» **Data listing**
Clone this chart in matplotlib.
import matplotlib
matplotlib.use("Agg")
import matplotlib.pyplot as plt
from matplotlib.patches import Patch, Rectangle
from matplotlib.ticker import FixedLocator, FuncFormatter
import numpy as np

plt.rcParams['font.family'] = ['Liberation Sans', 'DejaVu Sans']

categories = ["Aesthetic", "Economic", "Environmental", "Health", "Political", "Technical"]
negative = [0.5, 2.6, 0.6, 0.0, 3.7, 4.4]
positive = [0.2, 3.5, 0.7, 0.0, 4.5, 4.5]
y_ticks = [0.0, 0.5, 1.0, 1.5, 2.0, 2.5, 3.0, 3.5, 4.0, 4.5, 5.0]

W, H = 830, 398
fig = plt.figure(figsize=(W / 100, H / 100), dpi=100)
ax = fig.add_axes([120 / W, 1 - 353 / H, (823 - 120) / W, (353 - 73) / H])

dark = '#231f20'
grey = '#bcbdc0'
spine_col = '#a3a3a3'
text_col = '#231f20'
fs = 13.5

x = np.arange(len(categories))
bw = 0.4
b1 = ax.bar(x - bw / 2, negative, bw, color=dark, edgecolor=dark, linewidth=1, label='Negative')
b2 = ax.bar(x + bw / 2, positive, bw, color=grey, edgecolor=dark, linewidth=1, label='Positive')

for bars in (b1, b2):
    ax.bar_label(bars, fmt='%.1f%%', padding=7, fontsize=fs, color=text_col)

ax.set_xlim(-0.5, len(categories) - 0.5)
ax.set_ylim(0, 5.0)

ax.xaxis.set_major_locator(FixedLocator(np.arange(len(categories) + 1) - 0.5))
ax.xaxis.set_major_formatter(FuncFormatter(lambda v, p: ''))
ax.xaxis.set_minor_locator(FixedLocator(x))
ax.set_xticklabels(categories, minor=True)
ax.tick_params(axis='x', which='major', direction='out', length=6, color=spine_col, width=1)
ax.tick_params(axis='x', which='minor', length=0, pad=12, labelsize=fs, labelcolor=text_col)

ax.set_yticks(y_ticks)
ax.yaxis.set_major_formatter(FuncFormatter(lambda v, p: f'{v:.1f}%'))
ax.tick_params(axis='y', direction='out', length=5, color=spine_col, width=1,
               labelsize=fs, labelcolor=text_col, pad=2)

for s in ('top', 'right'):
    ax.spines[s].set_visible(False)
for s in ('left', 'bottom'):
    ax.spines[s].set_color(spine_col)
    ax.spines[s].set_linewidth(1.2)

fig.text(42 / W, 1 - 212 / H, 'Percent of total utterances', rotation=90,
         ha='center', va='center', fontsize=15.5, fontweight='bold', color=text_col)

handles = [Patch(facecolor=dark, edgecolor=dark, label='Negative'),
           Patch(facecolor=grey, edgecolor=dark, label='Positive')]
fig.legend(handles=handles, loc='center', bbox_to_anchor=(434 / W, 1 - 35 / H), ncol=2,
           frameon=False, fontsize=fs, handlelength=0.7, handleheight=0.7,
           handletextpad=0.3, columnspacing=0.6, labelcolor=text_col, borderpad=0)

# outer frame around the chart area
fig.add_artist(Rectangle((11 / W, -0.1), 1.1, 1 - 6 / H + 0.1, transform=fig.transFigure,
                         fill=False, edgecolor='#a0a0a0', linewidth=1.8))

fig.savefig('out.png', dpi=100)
---
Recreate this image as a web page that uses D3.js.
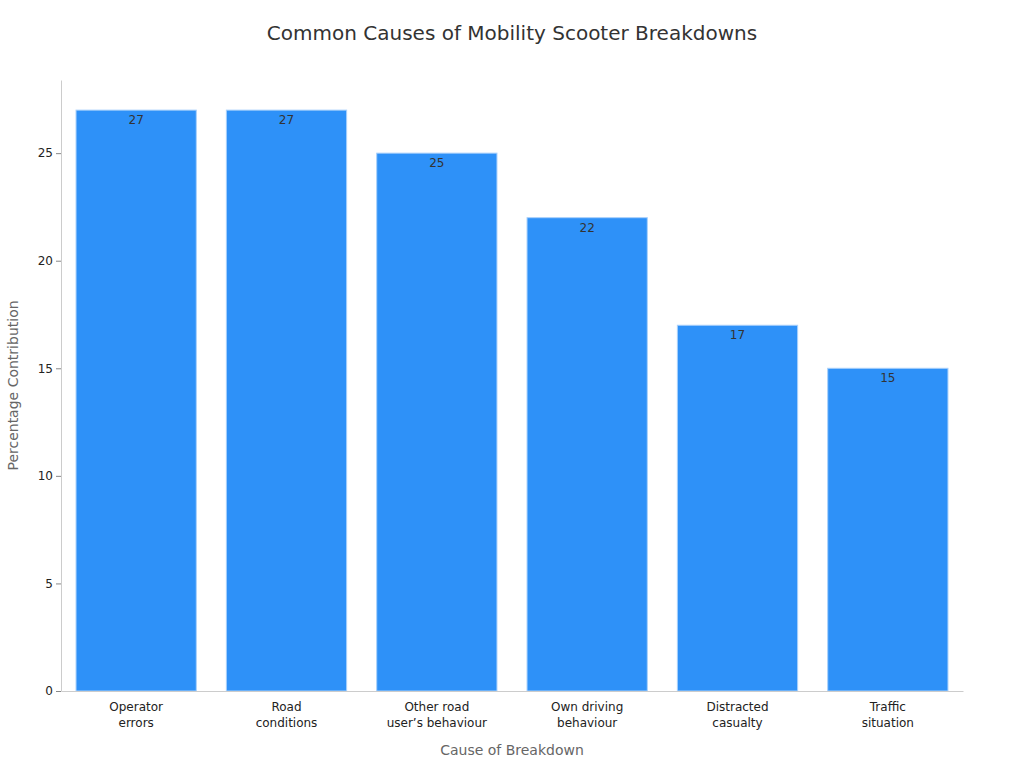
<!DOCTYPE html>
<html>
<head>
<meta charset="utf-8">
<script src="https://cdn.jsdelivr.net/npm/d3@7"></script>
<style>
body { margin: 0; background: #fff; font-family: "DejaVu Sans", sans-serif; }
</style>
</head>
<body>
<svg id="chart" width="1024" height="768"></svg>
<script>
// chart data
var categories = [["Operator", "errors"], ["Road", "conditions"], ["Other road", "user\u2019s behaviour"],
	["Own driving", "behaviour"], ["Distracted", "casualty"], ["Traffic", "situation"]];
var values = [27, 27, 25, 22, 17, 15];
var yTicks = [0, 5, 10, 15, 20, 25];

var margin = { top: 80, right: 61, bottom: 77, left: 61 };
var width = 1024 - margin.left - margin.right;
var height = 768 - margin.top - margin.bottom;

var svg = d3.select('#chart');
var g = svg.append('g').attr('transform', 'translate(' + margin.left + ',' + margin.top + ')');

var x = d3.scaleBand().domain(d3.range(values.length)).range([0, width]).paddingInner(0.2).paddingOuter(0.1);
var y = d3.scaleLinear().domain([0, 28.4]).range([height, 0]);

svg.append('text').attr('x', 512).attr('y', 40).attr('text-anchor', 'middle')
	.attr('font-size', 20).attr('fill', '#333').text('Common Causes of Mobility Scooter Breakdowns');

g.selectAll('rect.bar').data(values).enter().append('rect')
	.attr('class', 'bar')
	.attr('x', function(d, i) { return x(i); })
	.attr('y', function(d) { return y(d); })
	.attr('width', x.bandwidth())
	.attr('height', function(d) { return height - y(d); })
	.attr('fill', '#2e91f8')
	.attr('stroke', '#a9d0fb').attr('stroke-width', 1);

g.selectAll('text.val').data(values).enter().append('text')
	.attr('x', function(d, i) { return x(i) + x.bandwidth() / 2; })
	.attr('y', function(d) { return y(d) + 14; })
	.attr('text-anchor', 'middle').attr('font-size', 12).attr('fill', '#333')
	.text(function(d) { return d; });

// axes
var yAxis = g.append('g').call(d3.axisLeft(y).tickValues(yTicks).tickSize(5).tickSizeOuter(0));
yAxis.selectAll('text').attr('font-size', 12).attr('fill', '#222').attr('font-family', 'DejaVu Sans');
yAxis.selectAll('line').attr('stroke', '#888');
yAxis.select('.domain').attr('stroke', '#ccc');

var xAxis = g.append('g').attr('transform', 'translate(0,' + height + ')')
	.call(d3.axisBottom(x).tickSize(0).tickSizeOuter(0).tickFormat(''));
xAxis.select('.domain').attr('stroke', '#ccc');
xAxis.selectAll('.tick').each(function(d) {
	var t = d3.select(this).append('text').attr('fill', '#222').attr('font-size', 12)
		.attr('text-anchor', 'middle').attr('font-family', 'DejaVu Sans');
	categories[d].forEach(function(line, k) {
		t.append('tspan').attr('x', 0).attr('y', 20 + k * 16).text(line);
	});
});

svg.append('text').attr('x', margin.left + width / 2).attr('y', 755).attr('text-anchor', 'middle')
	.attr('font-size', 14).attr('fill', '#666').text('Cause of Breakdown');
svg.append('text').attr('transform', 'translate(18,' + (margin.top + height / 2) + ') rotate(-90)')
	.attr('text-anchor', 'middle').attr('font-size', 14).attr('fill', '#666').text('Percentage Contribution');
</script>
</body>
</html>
---
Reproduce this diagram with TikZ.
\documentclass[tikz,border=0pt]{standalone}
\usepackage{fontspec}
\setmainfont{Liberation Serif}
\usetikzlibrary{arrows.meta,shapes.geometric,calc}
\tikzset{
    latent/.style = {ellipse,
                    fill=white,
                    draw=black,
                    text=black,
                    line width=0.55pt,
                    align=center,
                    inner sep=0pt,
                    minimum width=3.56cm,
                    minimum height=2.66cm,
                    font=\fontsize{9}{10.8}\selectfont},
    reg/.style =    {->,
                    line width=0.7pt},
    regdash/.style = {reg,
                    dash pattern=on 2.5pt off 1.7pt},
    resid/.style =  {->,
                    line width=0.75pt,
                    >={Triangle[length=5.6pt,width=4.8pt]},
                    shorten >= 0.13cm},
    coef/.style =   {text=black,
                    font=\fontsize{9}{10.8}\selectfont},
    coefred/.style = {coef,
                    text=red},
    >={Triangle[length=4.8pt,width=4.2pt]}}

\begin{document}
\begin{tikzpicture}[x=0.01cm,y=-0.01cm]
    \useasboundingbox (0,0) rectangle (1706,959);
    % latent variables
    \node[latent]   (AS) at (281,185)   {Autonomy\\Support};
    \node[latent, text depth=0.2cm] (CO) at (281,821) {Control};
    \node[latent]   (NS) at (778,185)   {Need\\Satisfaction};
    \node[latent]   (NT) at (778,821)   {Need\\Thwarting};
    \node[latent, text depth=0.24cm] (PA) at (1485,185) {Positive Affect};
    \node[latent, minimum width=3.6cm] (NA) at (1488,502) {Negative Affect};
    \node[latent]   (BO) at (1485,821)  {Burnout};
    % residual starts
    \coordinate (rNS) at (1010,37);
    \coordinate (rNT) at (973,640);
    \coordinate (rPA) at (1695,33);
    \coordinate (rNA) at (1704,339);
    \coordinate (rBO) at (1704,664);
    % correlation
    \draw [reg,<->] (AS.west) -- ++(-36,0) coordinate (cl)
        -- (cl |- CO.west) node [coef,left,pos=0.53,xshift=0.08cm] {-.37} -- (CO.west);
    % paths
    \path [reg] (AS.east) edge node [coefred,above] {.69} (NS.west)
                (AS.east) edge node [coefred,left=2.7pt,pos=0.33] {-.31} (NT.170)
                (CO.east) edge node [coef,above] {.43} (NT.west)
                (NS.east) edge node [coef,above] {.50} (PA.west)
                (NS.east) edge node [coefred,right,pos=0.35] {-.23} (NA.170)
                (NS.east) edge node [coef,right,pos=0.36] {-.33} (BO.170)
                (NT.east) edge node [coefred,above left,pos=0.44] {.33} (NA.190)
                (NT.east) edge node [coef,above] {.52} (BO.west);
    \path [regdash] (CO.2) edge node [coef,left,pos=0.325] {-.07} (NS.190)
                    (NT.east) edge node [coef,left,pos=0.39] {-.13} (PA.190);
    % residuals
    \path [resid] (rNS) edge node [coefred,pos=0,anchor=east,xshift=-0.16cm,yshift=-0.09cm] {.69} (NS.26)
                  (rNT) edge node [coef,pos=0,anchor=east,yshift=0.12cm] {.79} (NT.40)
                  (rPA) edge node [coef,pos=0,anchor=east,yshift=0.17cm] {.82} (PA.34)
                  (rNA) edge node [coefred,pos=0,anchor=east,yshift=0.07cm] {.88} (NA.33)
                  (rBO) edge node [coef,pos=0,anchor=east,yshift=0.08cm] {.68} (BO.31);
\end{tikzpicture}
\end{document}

» **Written problem**
Using the entries above, write out exactly the lines from the one with "Recreate this image" through the one with "var height = 768", ends included. Leave out any pictures.

» **Output of the task**
Recreate this image as a web page that uses D3.js.
<!DOCTYPE html>
<html>
<head>
<meta charset="utf-8">
<script src="https://cdn.jsdelivr.net/npm/d3@7"></script>
<style>
body { margin: 0; background: #fff; font-family: "DejaVu Sans", sans-serif; }
</style>
</head>
<body>
<svg id="chart" width="1024" height="768"></svg>
<script>
// chart data
var categories = [["Operator", "errors"], ["Road", "conditions"], ["Other road", "user\u2019s behaviour"],
	["Own driving", "behaviour"], ["Distracted", "casualty"], ["Traffic", "situation"]];
var values = [27, 27, 25, 22, 17, 15];
var yTicks = [0, 5, 10, 15, 20, 25];

var margin = { top: 80, right: 61, bottom: 77, left: 61 };
var width = 1024 - margin.left - margin.right;
var height = 768 - margin.top - margin.bottom;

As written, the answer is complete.